SUPPLIED MATERIAL

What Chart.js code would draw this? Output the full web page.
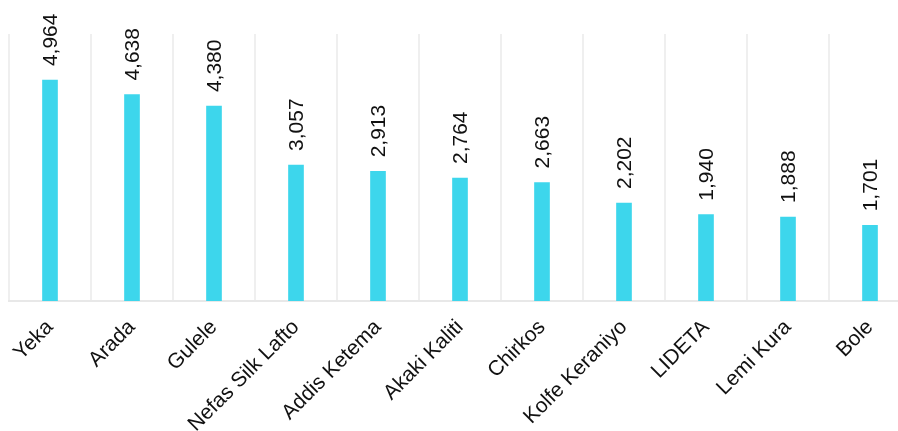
<!DOCTYPE html>
<html>
<head>
<meta charset="utf-8">
<script src="https://cdn.jsdelivr.net/npm/chart.js@4/dist/chart.umd.min.js"></script>
<style>
  html, body { margin: 0; padding: 0; background: #fff; overflow: hidden; }
  #clip { width: 898px; height: 431px; overflow: hidden; }
  /* the plot runs a little past the right edge */
  #wrap { width: 920px; height: 431px; }
</style>
</head>
<body>
<div id="clip"><div id="wrap"><canvas id="bars"></canvas></div></div>
<script>
const subcities = ['Yeka', 'Arada', 'Gulele', 'Nefas Silk Lafto', 'Addis Ketema', 'Akaki Kaliti',
  'Chirkos', 'Kolfe Keraniyo', 'LIDETA', 'Lemi Kura', 'Bole']
const counts = [4964, 4638, 4380, 3057, 2913, 2764, 2663, 2202, 1940, 1888, 1701]

// numbers written vertically above each bar
const valueLabels = {
  id: 'valueLabels',
  afterDatasetsDraw: (chart) => {
    const ctx = chart.ctx
    const meta = chart.getDatasetMeta(0)
    ctx.save()
    ctx.font = '21px "Liberation Sans", Arial, sans-serif'
    ctx.fillStyle = '#111'
    ctx.textAlign = 'left'
    ctx.textBaseline = 'middle'
    meta.data.forEach((bar, i) => {
      ctx.save()
      ctx.translate(bar.x + 1, bar.y - 14)
      ctx.rotate(-Math.PI / 2)
      ctx.fillText(counts[i].toLocaleString('en-US'), 0, 0)
      ctx.restore()
    })
    ctx.restore()
  }
}

new Chart(document.getElementById('bars'), {
  type: 'bar',
  data: {
    labels: subcities,
    datasets: [{
      data: counts,
      backgroundColor: '#3dd6ec',
      borderWidth: 0,
      barThickness: 15
    }]
  },
  options: {
    responsive: true,
    maintainAspectRatio: false,
    animation: false,
    events: [],
    layout: { padding: { top: 34, left: 9, right: 9, bottom: 0 } },
    plugins: {
      legend: { display: false },
      tooltip: { enabled: false }
    },
    scales: {
      x: {
        grid: { display: true, offset: true, color: '#efefef', lineWidth: 2, drawTicks: false },
        border: { display: true, color: '#e8e8e8', width: 2 },
        ticks: {
          color: '#111',
          font: { family: '"Liberation Sans", Arial, sans-serif', size: 21 },
          minRotation: 45,
          maxRotation: 45,
          padding: 14
        },
        afterFit: (scale) => { scale.height = 130 }
      },
      y: {
        display: false,
        min: 0,
        max: 6000
      }
    }
  },
  plugins: [valueLabels]
})
</script>
</body>
</html>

WRITTEN INSTRUCTION
Would you set down the listing exactly, omitting pictures?

FULL ANSWER
What Chart.js code would draw this? Output the full web page.
<!DOCTYPE html>
<html>
<head>
<meta charset="utf-8">
<script src="https://cdn.jsdelivr.net/npm/chart.js@4/dist/chart.umd.min.js"></script>
<style>
  html, body { margin: 0; padding: 0; background: #fff; overflow: hidden; }
  #clip { width: 898px; height: 431px; overflow: hidden; }
  /* the plot runs a little past the right edge */
  #wrap { width: 920px; height: 431px; }
</style>
</head>
<body>
<div id="clip"><div id="wrap"><canvas id="bars"></canvas></div></div>
<script>
const subcities = ['Yeka', 'Arada', 'Gulele', 'Nefas Silk Lafto', 'Addis Ketema', 'Akaki Kaliti',
  'Chirkos', 'Kolfe Keraniyo', 'LIDETA', 'Lemi Kura', 'Bole']
const counts = [4964, 4638, 4380, 3057, 2913, 2764, 2663, 2202, 1940, 1888, 1701]

// numbers written vertically above each bar
const valueLabels = {
  id: 'valueLabels',
  afterDatasetsDraw: (chart) => {
    const ctx = chart.ctx
    const meta = chart.getDatasetMeta(0)
    ctx.save()
    ctx.font = '21px "Liberation Sans", Arial, sans-serif'
    ctx.fillStyle = '#111'
    ctx.textAlign = 'left'
    ctx.textBaseline = 'middle'
    meta.data.forEach((bar, i) => {
      ctx.save()
      ctx.translate(bar.x + 1, bar.y - 14)
      ctx.rotate(-Math.PI / 2)
      ctx.fillText(counts[i].toLocaleString('en-US'), 0, 0)
      ctx.restore()
    })
    ctx.restore()
  }
}

new Chart(document.getElementById('bars'), {
  type: 'bar',
  data: {
    labels: subcities,
    datasets: [{
      data: counts,
      backgroundColor: '#3dd6ec',
      borderWidth: 0,
      barThickness: 15
    }]
  },
  options: {
    responsive: true,
    maintainAspectRatio: false,
    animation: false,
    events: [],
    layout: { padding: { top: 34, left: 9, right: 9, bottom: 0 } },
    plugins: {
      legend: { display: false },
      tooltip: { enabled: false }
    },
    scales: {
      x: {
        grid: { display: true, offset: true, color: '#efefef', lineWidth: 2, drawTicks: false },
        border: { display: true, color: '#e8e8e8', width: 2 },
        ticks: {
          color: '#111',
          font: { family: '"Liberation Sans", Arial, sans-serif', size: 21 },
          minRotation: 45,
          maxRotation: 45,
          padding: 14
        },
        afterFit: (scale) => { scale.height = 130 }
      },
      y: {
        display: false,
        min: 0,
        max: 6000
      }
    }
  },
  plugins: [valueLabels]
})
</script>
</body>
</html>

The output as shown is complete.